Stark County BOE Stands By Recommendation To Buy Dominion Voting Machines
Stark County election officials are defending their recommendation to purchase new voting machines from Dominion Voting Systems, the company targeted by false claims of voter fraud and election interference in late 2020.
County commissioners received an unprecedented number of calls and emails criticizing the choice, Commissioner Bill Smith said.
“This response from the public has far exceeded the response any of us has ever received on any topic to come before our board,” Smith said.
The commissioners, in turn, had extensive questions for the Stark County Board of Elections – which they said were as much about Dominion and as the lack of communication from the BOE regarding its decision-making process, as well as concerns about the production, assembly and reliability of the machines
“Today’s work session is not taking place because a specific vendor of voting equipment has been recommended,” Smith said. “A work session regarding the vetting and purchasing process of the new voting system would take place no matter who the vendor was.”
The county’s current voting machines were purchased used in 2013 after a warehouse collapse took out the previous machines, said BOE Chairman Sam Ferruccio. Those machines are not having problems yet, he said, but finding spare parts is more difficult.
The BOE has been aware of a need to update the machines for a few years, he said, and surveyed several possible vendors. Dominion is the best option for the county’s needs, Ferruccio said.
“This particular company has done a great job. We have a great partnership with them,” Ferruccio said. “They did give us a good price, and it’s a vetted product that I’m comfortable with. It took several months of looking at different systems.”
Some of the existing machines were built by Dominion and the BOE hasn’t had any difficulties with them, said BOE Director Jeff Matthews. Current misinformation around Dominion is “absurd,” he said, and the work of politicians who value their careers over the democratic process.
“There has never been an instance where the vote that was cast on the voter-verified paper audit trail did not match the results on the tabulation report,” Matthews said. “This is trusted equipment.”
Commissioner Janet Weir Creighton said that raises questions as to why Dominion is only used in 11 of Ohio’s 88 counties.
“If Dominion is the best, I guess I’m just puzzled as to why they’re not in more counties,” Creighton said.
“I don’t think that’s a meaningful thing. I don’t,” Matthews said.
The decision to use different voting machines varies from county to county based, on individual needs, Matthews said. For Stark County, Dominion is the preferred option, he said.
Only two vendors, Dominion and Election Systems and Software, offer a touch screen or the direct recording electronic method preferred by the Board of Elections, Matthews said.
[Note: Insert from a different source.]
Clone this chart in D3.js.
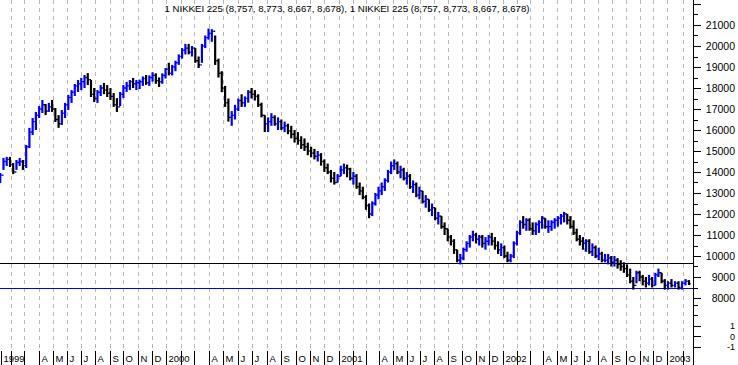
<!DOCTYPE html>
<html>
<head>
<meta charset="utf-8">
<script src="https://cdn.jsdelivr.net/npm/d3@7"></script>
<style>
  html, body { margin: 0; padding: 0; background: #fff; }
  svg { display: block; font-family: "Liberation Sans", Arial, sans-serif; }
</style>
</head>
<body>
<svg id="chart" width="738" height="365"></svg>
<script>
// weekly bars, Fridays from 8 Jan 1999 to 14 Feb 2003
const firstWeek = new Date(1999, 0, 8);

const weekHigh = [
  // 1999
  13950, 14670, 14720, 14720, 14430, 14570, 14670, 14570, 15290, 16100,
  16570, 16860, 17140, 17430, 17240, 17290, 17430, 17050, 16710, 16950,
  17290, 17670, 17900, 18190, 18380, 18480, 18620, 18710, 18380, 18000,
  17900, 18140, 18240, 18140, 18000, 17760, 17520, 17810, 18140, 18290,
  18380, 18480, 18380, 18400, 18550, 18620, 18600, 18750, 18700, 18500, 18700, 18950,
  // 2000
  19200, 19100, 19300, 19600, 19900, 20100, 20100, 20000, 19900, 19500,
  20100, 20500, 20830, 20800, 20500, 19400, 18800, 18100, 17500, 16900,
  17200, 17500, 17700, 17600, 17900, 18000, 17900, 17700, 17300, 16700,
  16600, 16800, 16700, 16600, 16500, 16400, 16300, 16200, 16000, 15900,
  15700, 15600, 15400, 15200, 15100, 15000, 14900, 14600, 14400, 14100, 14000, 13900,
  // 2001
  14300, 14400, 14350, 14200, 14000, 13900, 13500, 13300, 12900, 12500,
  12600, 13000, 13300, 13500, 13700, 14100, 14500, 14600, 14500, 14300,
  14200, 14000, 13900, 13600, 13500, 13300, 13100, 12900, 12700, 12500,
  12300, 12100, 11900, 11600, 11300, 11000, 10800, 10300, 10100, 10400,
  10700, 11000, 11200, 11100, 11000, 11000, 10900, 11000, 11100, 10900, 10700, 10600,
  // 2002
  10500, 10200, 10100, 10700, 11200, 11700, 11900, 11800, 11800, 11600,
  11600, 11700, 11900, 11800, 11700, 11700, 11800, 11900, 12000, 12100,
  12000, 11900, 11700, 11300, 11000, 10900, 10800, 10800, 10600, 10500,
  10400, 10200, 10100, 10100, 10000, 10000, 9900, 9800, 9700, 9600,
  9400, 9000, 9300, 9300, 9100, 9000, 9100, 9000, 9200, 9400, 9200, 8900,
  // 2003
  8800, 8900, 8800, 8800, 8800, 8900, 8850
];

const weekLow = [
  // 1999
  13480, 14100, 14290, 14240, 13900, 14100, 14290, 14100, 14190, 15140,
  15760, 16000, 16570, 16810, 16710, 16860, 16860, 16380, 16100, 16240,
  16570, 16950, 17290, 17620, 17810, 17900, 18000, 18140, 17570, 17330,
  17290, 17620, 17710, 17570, 17430, 17100, 16860, 17140, 17520, 17810,
  17900, 18000, 17900, 17950, 18100, 18150, 18100, 18300, 18200, 18050, 18200, 18450,
  // 2000
  18600, 18600, 18800, 19100, 19400, 19600, 19600, 19500, 19200, 18950,
  19200, 19900, 20300, 20200, 19100, 18500, 17800, 17100, 16400, 16200,
  16500, 16900, 17100, 17100, 17300, 17500, 17400, 17100, 16600, 15900,
  15900, 16200, 16200, 16000, 16000, 15900, 15800, 15600, 15400, 15300,
  15100, 15000, 14800, 14700, 14600, 14500, 14300, 14000, 13900, 13500, 13400, 13500,
  // 2001
  13800, 13900, 13750, 13600, 13400, 13200, 12900, 12700, 12200, 11800,
  11900, 12400, 12700, 12900, 13100, 13500, 13900, 14100, 13900, 13700,
  13600, 13400, 13200, 13000, 12800, 12700, 12500, 12300, 12100, 11900,
  11700, 11500, 11300, 11000, 10700, 10500, 10100, 9700, 9600, 9800,
  10200, 10400, 10700, 10600, 10500, 10400, 10300, 10500, 10500, 10300, 10100, 10000,
  // 2002
  9900, 9700, 9700, 9900, 10500, 11000, 11300, 11200, 11200, 11000,
  11000, 11100, 11300, 11300, 11100, 11200, 11300, 11400, 11500, 11600,
  11500, 11300, 11000, 10700, 10500, 10300, 10200, 10100, 10000, 9900,
  9800, 9700, 9700, 9600, 9500, 9500, 9400, 9300, 9200, 9000,
  8700, 8400, 8700, 8800, 8600, 8500, 8600, 8500, 8600, 9000, 8700, 8400,
  // 2003
  8400, 8500, 8500, 8400, 8400, 8600, 8620
];

const weekClose = [
  // 1999
  13850, 14500, 14600, 14350, 14000, 14450, 14500, 14300, 15200, 15900,
  16400, 16700, 17000, 17200, 16900, 17100, 17000, 16500, 16300, 16800,
  17200, 17550, 17800, 18100, 18200, 18300, 18500, 18400, 17700, 17500,
  17800, 18000, 17900, 17750, 17600, 17200, 17100, 17700, 18000, 18100,
  18300, 18200, 18250, 18300, 18450, 18250, 18500, 18600, 18350, 18300, 18600, 18900,
  // 2000
  18700, 19000, 19200, 19500, 19800, 19900, 19700, 19900, 19300, 19100,
  20000, 20400, 20600, 20700, 19300, 18700, 18000, 17300, 16600, 16700,
  17000, 17400, 17300, 17500, 17800, 17700, 17600, 17200, 16700, 16300,
  16400, 16600, 16300, 16400, 16100, 16200, 15950, 15800, 15600, 15500,
  15300, 15200, 15000, 14900, 14750, 14800, 14500, 14200, 14000, 13700, 13500, 13800,
  // 2001
  14100, 14200, 14150, 13700, 13800, 13300, 13100, 12800, 12400, 12000,
  12500, 12900, 13100, 13300, 13600, 14000, 14300, 14400, 14000, 14100,
  13700, 13800, 13300, 13400, 12900, 13100, 12600, 12700, 12200, 12300,
  11800, 11900, 11400, 11300, 10900, 10700, 10300, 9800, 9900, 10300,
  10600, 10900, 11000, 10800, 10900, 10600, 10700, 10900, 10700, 10500, 10300, 10400,
  // 2002
  10000, 9800, 10000, 10600, 11100, 11600, 11500, 11700, 11300, 11200,
  11500, 11600, 11800, 11400, 11400, 11600, 11700, 11800, 11900, 12000,
  11700, 11400, 11100, 10800, 10700, 10600, 10700, 10200, 10400, 10000,
  10100, 9800, 9800, 9900, 9700, 9800, 9600, 9500, 9400, 9100,
  8800, 8600, 9200, 9000, 8800, 8700, 8900, 8600, 9100, 9200, 8800, 8600,
  // 2003
  8700, 8600, 8700, 8500, 8700, 8800, 8680
];

const levelLines = [
  { value: 9650, color: "#000" },
  { value: 8460, color: "#0000ff" }
];

const lastBar = [8757, 8773, 8667, 8678];
const monthLetters = ["", "", "", "A", "M", "J", "J", "A", "S", "O", "N", "D"];
const subTicks = [-1, 0, 1, 2, 3];
const subLabels = [-1, 0, 1];

const width = 738, height = 365;
const plotRight = 693, plotBottom = 350;

const svg = d3.select("#chart");
svg.append("rect").attr("width", width).attr("height", height).attr("fill", "#fff");

// x by calendar, one segment per year so the year marks fall where they do on the chart
const x = d3.scaleTime()
  .domain([new Date(1999, 0, 1), new Date(2000, 0, 1), new Date(2001, 0, 1),
           new Date(2002, 0, 1), new Date(2003, 0, 1), new Date(2003, 1, 18)])
  .range([-3, 166, 339, 503, 667, 691]);

const y = d3.scaleLinear().domain([8000, 21000]).range([298, 25]);
// empty lower pane
const ySub = d3.scaleLinear().domain([-1, 1]).range([346.5, 325.5]);

// monthly dashed grid
const months = d3.timeMonth.range(new Date(1999, 1, 1), new Date(2003, 2, 1));
svg.append("g")
  .selectAll("line")
  .data(months)
  .join("line")
  .attr("x1", d => Math.round(x(d)) + 0.5)
  .attr("x2", d => Math.round(x(d)) + 0.5)
  .attr("y1", 0)
  .attr("y2", plotBottom)
  .attr("stroke", "#b8b8b8")
  .attr("stroke-dasharray", "4,4");

svg.append("clipPath").attr("id", "plot-clip")
  .append("rect").attr("x", 0).attr("y", 0).attr("width", plotRight).attr("height", plotBottom);

const plot = svg.append("g").attr("clip-path", "url(#plot-clip)");

// support / resistance lines
plot.selectAll(".level")
  .data(levelLines)
  .join("line")
  .attr("class", "level")
  .attr("x1", 0)
  .attr("x2", plotRight)
  .attr("y1", d => Math.round(y(d.value)) + 0.5)
  .attr("y2", d => Math.round(y(d.value)) + 0.5)
  .attr("stroke", d => d.color);

// OHLC bars
const bars = weekHigh.map((hi, i) => ({
  date: d3.timeDay.offset(firstWeek, 7 * i),
  high: hi,
  low: weekLow[i],
  open: i === 0 ? 13500 : weekClose[i - 1],
  close: weekClose[i]
}));

const barG = plot.append("g")
  .selectAll("g")
  .data(bars)
  .join("g")
  .attr("stroke", d => (d.close >= d.open ? "#0000ff" : "#000"));

barG.append("line")
  .attr("x1", d => x(d.date))
  .attr("x2", d => x(d.date))
  .attr("y1", d => y(d.high))
  .attr("y2", d => y(d.low))
  .attr("stroke-width", 2.2);

barG.append("line")
  .attr("x1", d => x(d.date) - 1.6)
  .attr("x2", d => x(d.date))
  .attr("y1", d => y(d.open))
  .attr("y2", d => y(d.open))
  .attr("stroke-width", 1.4);

barG.append("line")
  .attr("x1", d => x(d.date))
  .attr("x2", d => x(d.date) + 1.6)
  .attr("y1", d => y(d.close))
  .attr("y2", d => y(d.close))
  .attr("stroke-width", 1.4);

// right axis
svg.append("line")
  .attr("x1", plotRight + 0.5).attr("x2", plotRight + 0.5)
  .attr("y1", 0).attr("y2", height)
  .attr("stroke", "#000");

const mainTicks = d3.range(8000, 22001, 500);
const axisG = svg.append("g").attr("transform", `translate(${plotRight},0)`);

axisG.selectAll(".tick")
  .data(mainTicks)
  .join("line")
  .attr("x1", 0)
  .attr("x2", d => (d % 1000 === 0 ? 8 : 5))
  .attr("y1", d => Math.round(y(d)) + 0.5)
  .attr("y2", d => Math.round(y(d)) + 0.5)
  .attr("stroke", "#000");

axisG.selectAll(".lbl")
  .data(mainTicks.filter(d => d % 1000 === 0 && d <= 21000))
  .join("text")
  .attr("x", 42)
  .attr("y", d => y(d) + 4)
  .attr("text-anchor", "end")
  .attr("font-size", 10.5)
  .text(d => d);

axisG.selectAll(".subtick")
  .data(subTicks)
  .join("line")
  .attr("x1", 0)
  .attr("x2", d => (subLabels.includes(d) ? 8 : 5))
  .attr("y1", d => Math.round(ySub(d)) + 0.5)
  .attr("y2", d => Math.round(ySub(d)) + 0.5)
  .attr("stroke", "#000");

axisG.selectAll(".sublbl")
  .data(subLabels)
  .join("text")
  .attr("x", 42)
  .attr("y", d => ySub(d) + 3.5)
  .attr("text-anchor", "end")
  .attr("font-size", 9)
  .text(d => d);

// month strip along the bottom
const allMonths = d3.timeMonth.range(new Date(1999, 0, 1), new Date(2003, 2, 1));
const strip = svg.append("g");

strip.selectAll("line")
  .data(allMonths)
  .join("line")
  .attr("x1", d => Math.max(1, Math.round(x(d))) + 0.5)
  .attr("x2", d => Math.max(1, Math.round(x(d))) + 0.5)
  .attr("y1", plotBottom + 1)
  .attr("y2", height)
  .attr("stroke", "#000");

strip.selectAll("text")
  .data(allMonths.filter(d => d.getMonth() === 0 || monthLetters[d.getMonth()]))
  .join("text")
  .attr("x", d => Math.max(1, Math.round(x(d))) + 2.5)
  .attr("y", 362)
  .attr("font-size", 9.5)
  .text(d => (d.getMonth() === 0 ? d.getFullYear() : monthLetters[d.getMonth()]));

// title
const fmt = d3.format(",");
const part = `1 NIKKEI 225 (${lastBar.map(fmt).join(", ")})`;
svg.append("text")
  .attr("x", 347)
  .attr("y", 12)
  .attr("text-anchor", "middle")
  .attr("font-size", 9.6)
  .attr("textLength", 365)
  .attr("lengthAdjust", "spacingAndGlyphs")
  .text(`${part}, ${part}`);
</script>
</body>
</html>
And of the two vendors, the county has a better working relationship with Dominion.
Dominion also offered a better price for the machines, he said, including more than $1.74 million in trade-in value for the current machines.
Stark County commissioners criticized the BOE for not communicating about the process of vetting vendors. It began in 2018, when the state started offering funding to counties for replacing voting systems. Commissioners were invited to a few meetings in late 2018 for vendor demonstrations, Smith said, but that was it.
“After those vendor demonstrations in 2018, all communications of the Board of Elections regarding the process of choosing a new voting system stopped,” Smith said.
Budget appropriation requests and other routine communications acknowledged the need to replace the machines, Matthews said.
“There was communication between the two offices,” Matthews said. “In the budget requests, in any budget hearings, we talked about when we were going to do it.”
Price estimates for the two vendors were delivered some time in 2019, he said, but the BOE opted to wait to see how the new systems worked for other counties. Election officials checked back to see if prices had changed in late 2020, he said, and voted to recommend Dominion in December 2020.
“You might recall,  was a little busy for us. I mean, it was insane,” Matthews said. “Would I have preferred to have started that a little earlier in the year? Sure. I think everyone would.”
The county commissioners still need to approve the purchase.